1) what pleases the Father? ... in a word Holiness
2) and it is through the Law that we understand what holiness is
b. this is where we need to be careful in our preaching of the third use of the Law
1) obedience to the commands of God will never make the Christian any more holy to God then He sees you in Christ
a) this is the wonderful good news of the Gospel
c. our obedience to the commands of God flow out of a heart of love and appreciation for what the Father has done for us through His Son
d. Christ was speaking of this third use of the law when He said that those who become His disciples must be taught to do all that He had commanded, and that obedience to His commands will prove the reality of one’s love for Him
““If you love me, you will obey what I command.” (John 14:15, NIV84)

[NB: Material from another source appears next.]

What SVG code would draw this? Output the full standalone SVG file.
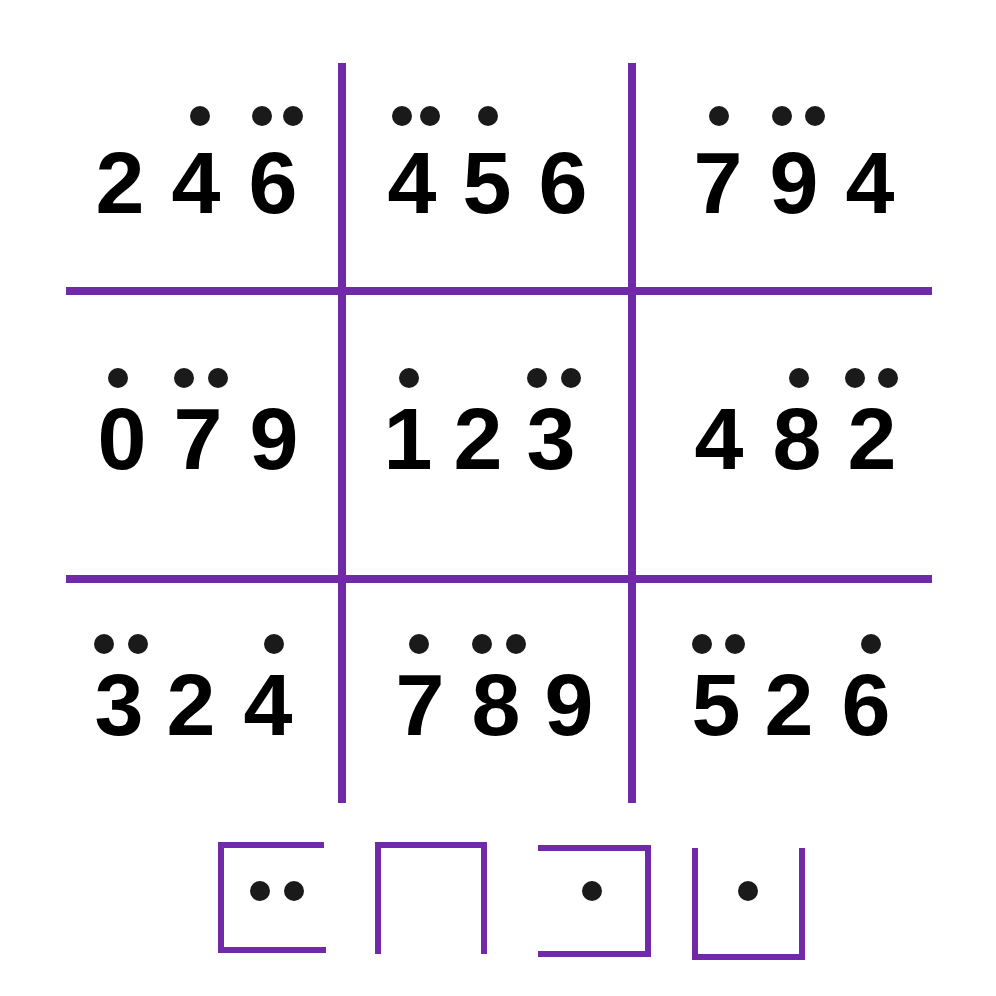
<svg xmlns="http://www.w3.org/2000/svg" width="996" height="996" viewBox="0 0 996 996">
<style>
.g{stroke:#7029A8;stroke-width:8;fill:none}
.b{stroke:#7029A8;stroke-width:6;fill:none}
.d{font-family:"Liberation Sans",Arial,sans-serif;font-weight:bold;font-size:88px;fill:#000;text-anchor:middle}
.p{fill:#1a1a1a}
</style>
<rect width="996" height="996" fill="#fff"/>
<g id="grid">
<line class="g" x1="342" y1="63" x2="342" y2="803"/>
<line class="g" x1="632" y1="63" x2="632" y2="803"/>
<line class="g" x1="66" y1="291" x2="932" y2="291"/>
<line class="g" x1="66" y1="579" x2="932" y2="579"/>
</g>
<g id="c11">
<text class="d" x="120" y="213">2</text><text class="d" x="196" y="213">4</text><text class="d" x="273" y="213">6</text>
<circle class="p" cx="200" cy="116" r="10"/><circle class="p" cx="262" cy="116" r="10"/><circle class="p" cx="293" cy="116" r="10"/>
</g>
<g id="c12">
<text class="d" x="412" y="213">4</text><text class="d" x="487" y="213">5</text><text class="d" x="563" y="213">6</text>
<circle class="p" cx="402" cy="116" r="10"/><circle class="p" cx="430" cy="116" r="10"/><circle class="p" cx="488" cy="116" r="10"/>
</g>
<g id="c13">
<text class="d" x="718" y="213">7</text><text class="d" x="794" y="213">9</text><text class="d" x="870" y="213">4</text>
<circle class="p" cx="719" cy="116" r="10"/><circle class="p" cx="782" cy="116" r="10"/><circle class="p" cx="815" cy="116" r="10"/>
</g>
<g id="c21">
<text class="d" x="122" y="469">0</text><text class="d" x="198" y="469">7</text><text class="d" x="274" y="469">9</text>
<circle class="p" cx="118" cy="378" r="10"/><circle class="p" cx="184" cy="378" r="10"/><circle class="p" cx="218" cy="378" r="10"/>
</g>
<g id="c22">
<text class="d" x="408" y="469">1</text><text class="d" x="478" y="469">2</text><text class="d" x="551" y="469">3</text>
<circle class="p" cx="409" cy="378" r="10"/><circle class="p" cx="537" cy="378" r="10"/><circle class="p" cx="571" cy="378" r="10"/>
</g>
<g id="c23">
<text class="d" x="719" y="469">4</text><text class="d" x="797" y="469">8</text><text class="d" x="872" y="469">2</text>
<circle class="p" cx="799" cy="378" r="10"/><circle class="p" cx="855" cy="378" r="10"/><circle class="p" cx="888" cy="378" r="10"/>
</g>
<g id="c31">
<text class="d" x="119" y="735">3</text><text class="d" x="191" y="735">2</text><text class="d" x="268" y="735">4</text>
<circle class="p" cx="104" cy="644" r="10"/><circle class="p" cx="138" cy="644" r="10"/><circle class="p" cx="274" cy="644" r="10"/>
</g>
<g id="c32">
<text class="d" x="420" y="735">7</text><text class="d" x="496" y="735">8</text><text class="d" x="569" y="735">9</text>
<circle class="p" cx="419" cy="644" r="10"/><circle class="p" cx="482" cy="644" r="10"/><circle class="p" cx="516" cy="644" r="10"/>
</g>
<g id="c33">
<text class="d" x="716" y="735">5</text><text class="d" x="789" y="735">2</text><text class="d" x="866" y="735">6</text>
<circle class="p" cx="702" cy="644" r="10"/><circle class="p" cx="735" cy="644" r="10"/><circle class="p" cx="871" cy="644" r="10"/>
</g>
<g id="key1">
<polyline class="b" points="324,845 221,845 221,950 326,950"/>
<circle class="p" cx="260" cy="891" r="10"/><circle class="p" cx="294" cy="891" r="10"/>
</g>
<g id="key2">
<polyline class="b" points="378,954 378,845 484,845 484,954"/>
</g>
<g id="key3">
<polyline class="b" points="538,848 648,848 648,954 538,954"/>
<circle class="p" cx="592" cy="891" r="10"/>
</g>
<g id="key4">
<polyline class="b" points="695,848 695,957 802,957 802,848"/>
<circle class="p" cx="748" cy="891" r="10"/>
</g>
</svg>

The Christian is free from the law as a system of salvation. “Christ is the end of the law so that there may be righteousness for everyone who believes.” (Romans 10:4, NIV84). Yet, at the same time, we are slaves of righteousness and under the law of Christ as our rule of life. What is the law of Christ? It is a New Testament phrase referring to the two most important commandments mentioned by Jesus: "you shall love the Lord your God with all your heart and with all your soul and with all your mind and with all your strength” and “You shall love your neighbor as yourself”

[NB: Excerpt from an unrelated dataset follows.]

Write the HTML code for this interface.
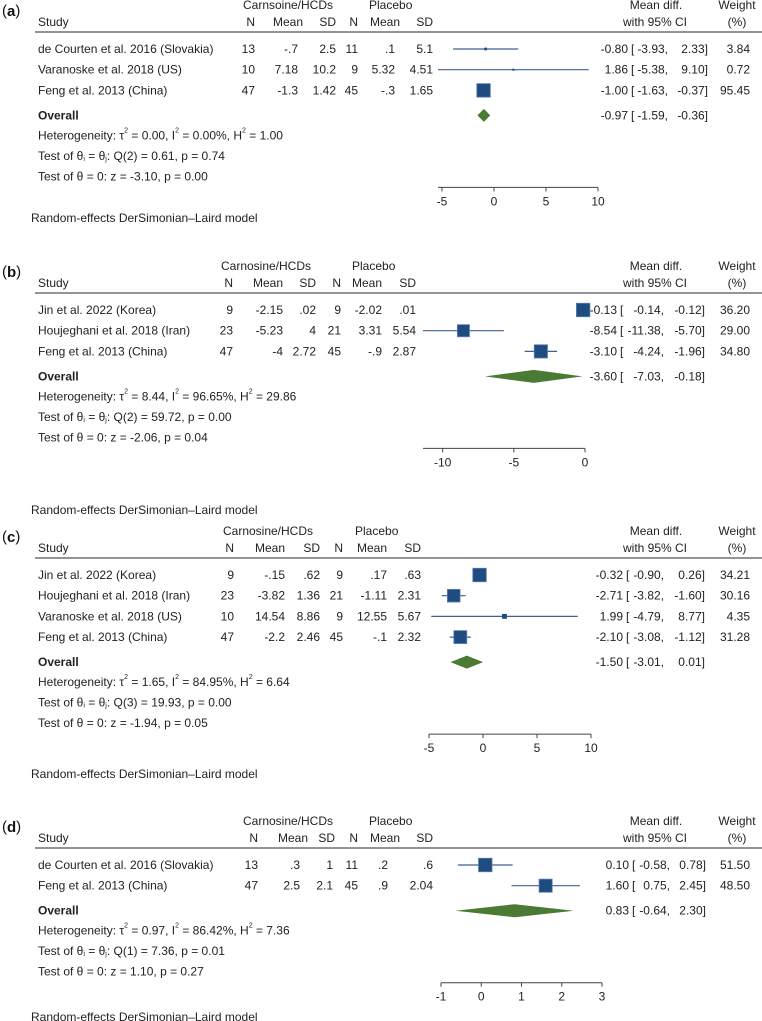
<!DOCTYPE html>
<html><head><meta charset="utf-8"><style>
html,body{margin:0;padding:0;background:#fff;}
svg{display:block;font-family:"Liberation Sans",Arial,sans-serif;}
</style></head><body>
<svg id="chart" width="762" height="1021" viewBox="0 0 762 1021" xmlns="http://www.w3.org/2000/svg"></svg>
<script>
const panelLetters = ['a','b','c','d'];
const groupLabel = ['Carnsoine/HCDs','Carnosine/HCDs','Carnosine/HCDs','Carnosine/HCDs'];
const studyNames = [
  ['de Courten et al. 2016 (Slovakia)','Varanoske et al. 2018 (US)','Feng et al. 2013 (China)'],
  ['Jin et al. 2022 (Korea)','Houjeghani et al. 2018 (Iran)','Feng et al. 2013 (China)'],
  ['Jin et al. 2022 (Korea)','Houjeghani et al. 2018 (Iran)','Varanoske et al. 2018 (US)','Feng et al. 2013 (China)'],
  ['de Courten et al. 2016 (Slovakia)','Feng et al. 2013 (China)']
];
const treatN = [[13,10,47],[9,23,47],[9,23,10,47],[13,47]];
const treatMean = [['-.7','7.18','-1.3'],['-2.15','-5.23','-4'],['-.15','-3.82','14.54','-2.2'],['.3','2.5']];
const treatSD = [['2.5','10.2','1.42'],['.02','4','2.72'],['.62','1.36','8.86','2.46'],['1','2.1']];
const placN = [[11,9,45],[9,21,45],[9,21,9,45],[11,45]];
const placMean = [['.1','5.32','-.3'],['-2.02','3.31','-.9'],['.17','-1.11','12.55','-.1'],['.2','.9']];
const placSD = [['5.1','4.51','1.65'],['.01','5.54','2.87'],['.63','2.31','5.67','2.32'],['.6','2.04']];
const effect = [[-0.80,1.86,-1.00],[-0.13,-8.54,-3.10],[-0.32,-2.71,1.99,-2.10],[0.10,1.60]];
const lower = [[-3.93,-5.38,-1.63],[-0.14,-11.38,-4.24],[-0.90,-3.82,-4.79,-3.08],[-0.58,0.75]];
const upper = [[2.33,9.10,-0.37],[-0.12,-5.70,-1.96],[0.26,-1.60,8.77,-1.12],[0.78,2.45]];
const weights = [[3.84,0.72,95.45],[36.20,29.00,34.80],[34.21,30.16,4.35,31.28],[51.50,48.50]];
const overallEst = [-0.97,-3.60,-1.50,0.83];
const overallLo = [-1.59,-7.03,-3.01,-0.64];
const overallHi = [-0.36,-0.18,0.01,2.30];
const tau2 = ['0.00','8.44','1.65','0.97'];
const i2 = ['0.00','96.65','84.95','86.42'];
const h2 = ['1.00','29.86','6.64','7.36'];
const qDf = [2,2,3,1];
const qVal = ['0.61','59.72','19.93','7.36'];
const qP = ['0.74','0.00','0.00','0.01'];
const zVal = ['-3.10','-2.06','-1.94','1.10'];
const zP = ['0.00','0.04','0.05','0.27'];
const ticks = [[-5,0,5,10],[-10,-5,0],[-5,0,5,10],[-1,0,1,2,3]];

// layout
const baseY = [5,266,531,821];
const randomY = [218,510,774,1017];
const pxRange = [[438,598],[423,585],[429,591],[441,602]];
const colRight = [[255,298,336,358,395,433],[233,283,316,341,382,416],[234,285,320,343,387,421],[258,300,333,358,388,433]];
const headRight = [[255,303,336,358,400,433],[233,283,316,341,382,416],[234,285,320,343,387,421],[258,308,335,358,400,433]];
const groupCenter = [288,266,268,288];
const placLeft = [369,352,355,369];
const estEnd = [628,617,623,629];
const lowEnd = [668,664,664,670];
const upEnd = [708,705,705,706];

const NS = 'http://www.w3.org/2000/svg';
const svg = document.getElementById('chart');
const TXT = '#222';
const FS = 12;
function mk(tag, attrs, parent){
  const e = document.createElementNS(NS, tag);
  for (const k in attrs) e.setAttribute(k, attrs[k]);
  (parent||svg).appendChild(e);
  return e;
}
function txt(parent, x, y, s, anchor, extra){
  const e = mk('text', Object.assign({x:x, y:y, 'font-size':FS, fill:TXT, 'text-anchor':anchor||'start', 'dominant-baseline':'central'}, extra||{}), parent);
  e.textContent = s;
  return e;
}
function fmt(v){ return v.toFixed(2); }

panelLetters.forEach((L, p) => {
  const g = mk('g', {});
  
  
  const b = baseY[p];
  const cols = colRight[p];
  const ys = [];
  for (let i = 0; i < studyNames[p].length; i++) ys.push(b + 44 + i * 20.7);
  const yOverall = ys[ys.length-1] + 25;
  const yHet = yOverall + 20, yQ = yHet + 20.5, yZ = yQ + 20.5;
  const yAxis = yZ + 11, yTick = yZ + 25;

  let dmin = Math.min(ticks[p][0], ...lower[p]);
  let dmax = Math.max(ticks[p][ticks[p].length-1], ...upper[p]);
  const r = pxRange[p];
  const xs = v => r[0] + (v - dmin) / (dmax - dmin) * (r[1] - r[0]);

  const lab = mk('text', {x:2, y:b+6, 'font-size':15, fill:'#111', 'dominant-baseline':'central'}, g);
  lab.innerHTML = '(<tspan font-weight="bold">' + L + '</tspan>)';
  
  

  let e;
  e = txt(g, groupCenter[p], b, groupLabel[p], 'middle');
  
  
  e = txt(g, placLeft[p], b, 'Placebo', 'start');
  
  
  e = txt(g, 656, b, 'Mean diff.', 'middle');
  
  
  e = txt(g, 737, b, 'Weight', 'middle');
  
  
  e = txt(g, 38, b+17, 'Study', 'start');
  
  
  ['N','Mean','SD','N','Mean','SD'].forEach((h, k) => {
    const he = txt(g, headRight[p][k], b+17, h, 'end');
    
    
  });
  e = txt(g, 655, b+17, 'with 95% CI', 'middle');
  
  
  e = txt(g, 737, b+17, '(%)', 'middle');
  
  
  const rule = mk('line', {x1:35, x2:762, y1:b+27, y2:b+27, stroke:'#555', 'stroke-width':1.3}, g);
  
  

  const wmax = Math.max(...weights[p]);
  studyNames[p].forEach((name, i) => {
    const y = ys[i];
    const row = mk('g', {}, g);
    
    
    let t = txt(row, 38, y, name, 'start');
    
    
    const vals = [treatN[p][i], treatMean[p][i], treatSD[p][i], placN[p][i], placMean[p][i], placSD[p][i]];
    vals.forEach((v, k) => {
      const c = txt(row, cols[k], y, String(v), 'end');
      
      
    });
    const ci = mk('line', {x1:xs(lower[p][i]), x2:xs(upper[p][i]), y1:y, y2:y, stroke:'#3d6190', 'stroke-width':1.2}, row);
    
    
    const s = Math.max(2, 13.5 * Math.sqrt(weights[p][i] / wmax));
    const sq = mk('rect', {x:xs(effect[p][i]) - s/2, y:y - s/2, width:s, height:s, fill:'#1f4b80', stroke:'#5a80ad', 'stroke-width': s > 5 ? 0.8 : 0}, row);
    
    
    t = txt(row, estEnd[p], y, fmt(effect[p][i]), 'end');
    
    
    t = txt(row, estEnd[p] + 3, y, '[', 'start');
    
    
    t = txt(row, lowEnd[p], y, fmt(lower[p][i]) + ',', 'end');
    
    
    t = txt(row, upEnd[p], y, fmt(upper[p][i]) + ']', 'end');
    
    
    t = txt(row, 750, y, fmt(weights[p][i]), 'end');
    
    
  });

  e = txt(g, 38, yOverall, 'Overall', 'start', {'font-weight':'bold'});
  
  
  const xl = xs(overallLo[p]), xm = xs(overallEst[p]), xh = xs(overallHi[p]);
  const dia = mk('polygon', {points: xl+','+yOverall+' '+xm+','+(yOverall-6.5)+' '+xh+','+yOverall+' '+xm+','+(yOverall+6.5), fill:'#4a7a33'}, g);
  
  
  e = txt(g, estEnd[p], yOverall, fmt(overallEst[p]), 'end');
  
  
  e = txt(g, estEnd[p] + 3, yOverall, '[', 'start');
  
  
  e = txt(g, lowEnd[p], yOverall, fmt(overallLo[p]) + ',', 'end');
  
  
  e = txt(g, upEnd[p], yOverall, fmt(overallHi[p]) + ']', 'end');
  
  

  const het = mk('text', {x:38, y:yHet, 'font-size':FS, fill:TXT, 'dominant-baseline':'central'}, g);
  het.innerHTML = 'Heterogeneity: τ<tspan font-size="7" dy="-5">2</tspan><tspan dy="5"> = ' + tau2[p] + ', I</tspan><tspan font-size="7" dy="-5">2</tspan><tspan dy="5"> = ' + i2[p] + '%, H</tspan><tspan font-size="7" dy="-5">2</tspan><tspan dy="5"> = ' + h2[p] + '</tspan>';
  
  
  const qt = mk('text', {x:38, y:yQ, 'font-size':FS, fill:TXT, 'dominant-baseline':'central'}, g);
  qt.innerHTML = 'Test of θ<tspan font-size="7" dy="3">i</tspan><tspan dy="-3"> = θ</tspan><tspan font-size="7" dy="3">j</tspan><tspan dy="-3">: Q(' + qDf[p] + ') = ' + qVal[p] + ', p = ' + qP[p] + '</tspan>';
  
  
  e = txt(g, 38, yZ, 'Test of θ = 0: z = ' + zVal[p] + ', p = ' + zP[p], 'start');
  
  

  const ax = mk('line', {x1:r[0], x2:r[1], y1:yAxis, y2:yAxis, stroke:'#444', 'stroke-width':1}, g);
  
  
  ticks[p].forEach(tv => {
    const tk = mk('line', {x1:xs(tv), x2:xs(tv), y1:yAxis, y2:yAxis+4, stroke:'#444', 'stroke-width':1}, g);
    
    
    const tl = txt(g, xs(tv), yTick, String(tv), 'middle');
    
    
  });
  e = txt(g, 31, randomY[p], 'Random-effects DerSimonian–Laird model', 'start');
  
  
});
</script>
</body></html>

Let me put all this in a short, concise statement: Obeying God comes after grace; Grace never comes by obeying. You really, really, really are saved be grace alone through faith alone in Christ alone. You’re not saved by how well you live the Christian life. But if you’re not getting sanctified, if you’re not maturing in the faith, then you probably don’t have saving faith. If you’re like the young lady from Facebook that I quoted earlier who says ...
• I am a Christian and I don’t go to church.
• I am a Christian and I don’t believe the Bible is the word of God.
• I am a Christian and I embrace sexual expression any way you want.
• I am a Christian and I do as I please.
Don’t tell me you’re a Christian if those things are true in your life.